# Stated exercise
Take the lines from the head of the listing through the one bearing "109, 112, 116, 122, 130, 187, 192, 200];" and copy them exactly, leaving every picture out.
Start of Supplied data
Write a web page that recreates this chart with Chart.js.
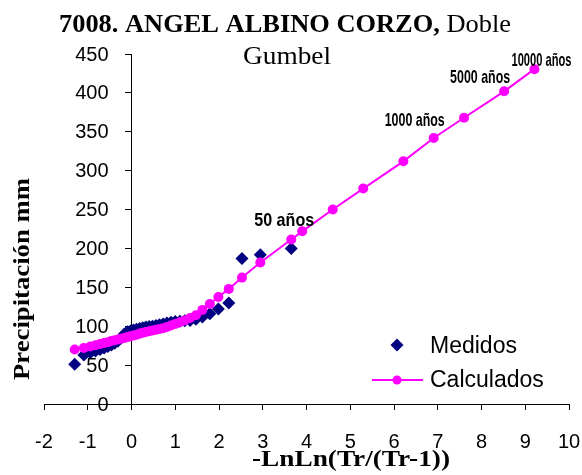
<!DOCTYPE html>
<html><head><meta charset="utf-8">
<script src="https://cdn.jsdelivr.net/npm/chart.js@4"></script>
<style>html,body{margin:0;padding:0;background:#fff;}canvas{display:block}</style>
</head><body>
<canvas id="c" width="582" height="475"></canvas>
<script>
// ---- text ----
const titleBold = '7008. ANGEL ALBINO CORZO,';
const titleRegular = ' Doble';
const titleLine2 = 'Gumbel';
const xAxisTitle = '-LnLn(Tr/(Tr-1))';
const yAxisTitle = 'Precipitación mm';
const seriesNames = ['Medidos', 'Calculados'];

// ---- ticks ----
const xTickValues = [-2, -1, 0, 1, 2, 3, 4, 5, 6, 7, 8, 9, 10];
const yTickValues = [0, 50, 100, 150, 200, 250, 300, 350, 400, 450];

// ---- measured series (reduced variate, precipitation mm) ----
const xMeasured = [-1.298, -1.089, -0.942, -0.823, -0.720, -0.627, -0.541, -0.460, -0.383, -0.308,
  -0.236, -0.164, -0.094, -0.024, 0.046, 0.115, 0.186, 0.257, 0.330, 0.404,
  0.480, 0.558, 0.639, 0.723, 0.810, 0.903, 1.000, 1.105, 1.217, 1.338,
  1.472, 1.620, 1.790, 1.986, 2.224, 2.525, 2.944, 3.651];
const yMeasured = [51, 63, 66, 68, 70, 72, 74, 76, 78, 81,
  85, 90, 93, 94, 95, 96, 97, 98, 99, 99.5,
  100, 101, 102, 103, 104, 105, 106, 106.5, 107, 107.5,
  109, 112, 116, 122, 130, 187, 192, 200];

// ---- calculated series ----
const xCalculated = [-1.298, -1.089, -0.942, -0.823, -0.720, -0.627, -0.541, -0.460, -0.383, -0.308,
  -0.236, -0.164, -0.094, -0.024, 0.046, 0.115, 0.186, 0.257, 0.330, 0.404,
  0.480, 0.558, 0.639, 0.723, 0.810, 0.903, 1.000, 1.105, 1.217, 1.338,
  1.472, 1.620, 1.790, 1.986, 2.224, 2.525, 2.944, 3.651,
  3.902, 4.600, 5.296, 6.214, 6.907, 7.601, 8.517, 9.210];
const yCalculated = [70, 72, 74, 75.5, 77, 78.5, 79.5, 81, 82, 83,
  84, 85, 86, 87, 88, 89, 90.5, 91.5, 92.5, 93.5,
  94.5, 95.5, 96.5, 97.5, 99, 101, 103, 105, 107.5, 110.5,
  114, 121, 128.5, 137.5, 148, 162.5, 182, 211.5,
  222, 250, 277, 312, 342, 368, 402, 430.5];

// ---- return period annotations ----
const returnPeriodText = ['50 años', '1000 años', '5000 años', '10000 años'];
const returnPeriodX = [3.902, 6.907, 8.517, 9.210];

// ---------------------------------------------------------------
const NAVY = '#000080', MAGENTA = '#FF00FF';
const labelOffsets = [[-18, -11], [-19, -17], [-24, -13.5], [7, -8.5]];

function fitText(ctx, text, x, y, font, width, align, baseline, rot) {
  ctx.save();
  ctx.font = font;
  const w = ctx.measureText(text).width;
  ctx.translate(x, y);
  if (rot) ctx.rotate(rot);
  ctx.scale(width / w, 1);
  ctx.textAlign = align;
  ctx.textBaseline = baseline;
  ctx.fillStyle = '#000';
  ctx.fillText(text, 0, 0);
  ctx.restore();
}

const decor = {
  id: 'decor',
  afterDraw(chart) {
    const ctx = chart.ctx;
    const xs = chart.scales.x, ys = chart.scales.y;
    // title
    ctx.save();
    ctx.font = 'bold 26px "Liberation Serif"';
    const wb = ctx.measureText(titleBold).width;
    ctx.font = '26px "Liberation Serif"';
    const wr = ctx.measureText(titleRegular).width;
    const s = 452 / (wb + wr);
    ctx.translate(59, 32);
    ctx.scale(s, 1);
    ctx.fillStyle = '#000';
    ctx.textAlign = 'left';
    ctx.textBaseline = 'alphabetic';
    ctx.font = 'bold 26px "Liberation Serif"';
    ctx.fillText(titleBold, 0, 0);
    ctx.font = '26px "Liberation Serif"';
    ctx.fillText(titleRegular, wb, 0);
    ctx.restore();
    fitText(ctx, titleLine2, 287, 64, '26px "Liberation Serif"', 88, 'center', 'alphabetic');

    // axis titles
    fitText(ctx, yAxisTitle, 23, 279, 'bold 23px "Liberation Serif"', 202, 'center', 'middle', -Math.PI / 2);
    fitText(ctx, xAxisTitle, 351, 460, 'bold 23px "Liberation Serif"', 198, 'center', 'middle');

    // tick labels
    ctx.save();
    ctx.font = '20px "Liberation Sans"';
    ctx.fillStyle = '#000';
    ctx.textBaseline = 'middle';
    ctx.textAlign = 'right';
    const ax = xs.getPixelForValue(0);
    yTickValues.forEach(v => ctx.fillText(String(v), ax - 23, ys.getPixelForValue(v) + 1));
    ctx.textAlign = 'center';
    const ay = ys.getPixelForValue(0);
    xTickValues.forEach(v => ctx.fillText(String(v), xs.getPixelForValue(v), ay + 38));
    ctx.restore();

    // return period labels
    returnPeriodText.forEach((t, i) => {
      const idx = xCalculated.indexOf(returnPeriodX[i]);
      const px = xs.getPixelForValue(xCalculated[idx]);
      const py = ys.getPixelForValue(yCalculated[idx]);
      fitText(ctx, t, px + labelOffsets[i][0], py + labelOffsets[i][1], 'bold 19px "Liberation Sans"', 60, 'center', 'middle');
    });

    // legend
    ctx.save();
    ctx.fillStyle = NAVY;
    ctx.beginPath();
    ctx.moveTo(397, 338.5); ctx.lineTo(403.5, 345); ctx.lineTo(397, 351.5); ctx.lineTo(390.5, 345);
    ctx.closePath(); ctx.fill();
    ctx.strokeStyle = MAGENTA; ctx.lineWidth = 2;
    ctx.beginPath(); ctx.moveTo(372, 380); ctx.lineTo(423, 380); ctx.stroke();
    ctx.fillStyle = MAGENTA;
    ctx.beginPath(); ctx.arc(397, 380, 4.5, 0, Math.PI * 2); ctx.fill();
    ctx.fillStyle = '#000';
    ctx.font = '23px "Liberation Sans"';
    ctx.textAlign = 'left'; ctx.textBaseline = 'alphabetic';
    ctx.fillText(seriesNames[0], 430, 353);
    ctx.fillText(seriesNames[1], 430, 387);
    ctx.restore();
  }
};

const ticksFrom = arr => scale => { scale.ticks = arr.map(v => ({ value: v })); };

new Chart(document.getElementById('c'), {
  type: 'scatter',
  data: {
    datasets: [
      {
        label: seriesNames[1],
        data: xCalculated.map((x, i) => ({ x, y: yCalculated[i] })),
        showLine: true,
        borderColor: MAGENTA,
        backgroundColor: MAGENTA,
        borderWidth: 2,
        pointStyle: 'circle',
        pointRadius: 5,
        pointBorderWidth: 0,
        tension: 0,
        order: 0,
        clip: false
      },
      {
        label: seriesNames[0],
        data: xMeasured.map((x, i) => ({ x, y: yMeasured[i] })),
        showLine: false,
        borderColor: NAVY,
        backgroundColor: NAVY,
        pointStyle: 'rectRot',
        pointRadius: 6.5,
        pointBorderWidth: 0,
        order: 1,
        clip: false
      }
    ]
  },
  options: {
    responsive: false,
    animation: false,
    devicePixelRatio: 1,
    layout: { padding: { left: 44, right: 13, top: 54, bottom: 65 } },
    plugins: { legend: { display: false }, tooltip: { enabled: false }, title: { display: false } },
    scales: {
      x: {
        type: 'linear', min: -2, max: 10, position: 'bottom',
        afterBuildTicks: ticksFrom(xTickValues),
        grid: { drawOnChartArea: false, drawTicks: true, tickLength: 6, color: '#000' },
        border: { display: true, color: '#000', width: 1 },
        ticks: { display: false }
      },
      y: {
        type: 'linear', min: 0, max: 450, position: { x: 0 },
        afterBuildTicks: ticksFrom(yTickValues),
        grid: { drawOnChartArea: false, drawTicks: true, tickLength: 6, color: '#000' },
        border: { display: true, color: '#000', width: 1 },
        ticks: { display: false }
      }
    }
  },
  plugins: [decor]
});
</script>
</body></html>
End of Supplied data
# The reply
Write a web page that recreates this chart with Chart.js.
<!DOCTYPE html>
<html><head><meta charset="utf-8">
<script src="https://cdn.jsdelivr.net/npm/chart.js@4"></script>
<style>html,body{margin:0;padding:0;background:#fff;}canvas{display:block}</style>
</head><body>
<canvas id="c" width="582" height="475"></canvas>
<script>
// ---- text ----
const titleBold = '7008. ANGEL ALBINO CORZO,';
const titleRegular = ' Doble';
const titleLine2 = 'Gumbel';
const xAxisTitle = '-LnLn(Tr/(Tr-1))';
const yAxisTitle = 'Precipitación mm';
const seriesNames = ['Medidos', 'Calculados'];

// ---- ticks ----
const xTickValues = [-2, -1, 0, 1, 2, 3, 4, 5, 6, 7, 8, 9, 10];
const yTickValues = [0, 50, 100, 150, 200, 250, 300, 350, 400, 450];

// ---- measured series (reduced variate, precipitation mm) ----
const xMeasured = [-1.298, -1.089, -0.942, -0.823, -0.720, -0.627, -0.541, -0.460, -0.383, -0.308,
  -0.236, -0.164, -0.094, -0.024, 0.046, 0.115, 0.186, 0.257, 0.330, 0.404,
  0.480, 0.558, 0.639, 0.723, 0.810, 0.903, 1.000, 1.105, 1.217, 1.338,
  1.472, 1.620, 1.790, 1.986, 2.224, 2.525, 2.944, 3.651];
const yMeasured = [51, 63, 66, 68, 70, 72, 74, 76, 78, 81,
  85, 90, 93, 94, 95, 96, 97, 98, 99, 99.5,
  100, 101, 102, 103, 104, 105, 106, 106.5, 107, 107.5,
  109, 112, 116, 122, 130, 187, 192, 200];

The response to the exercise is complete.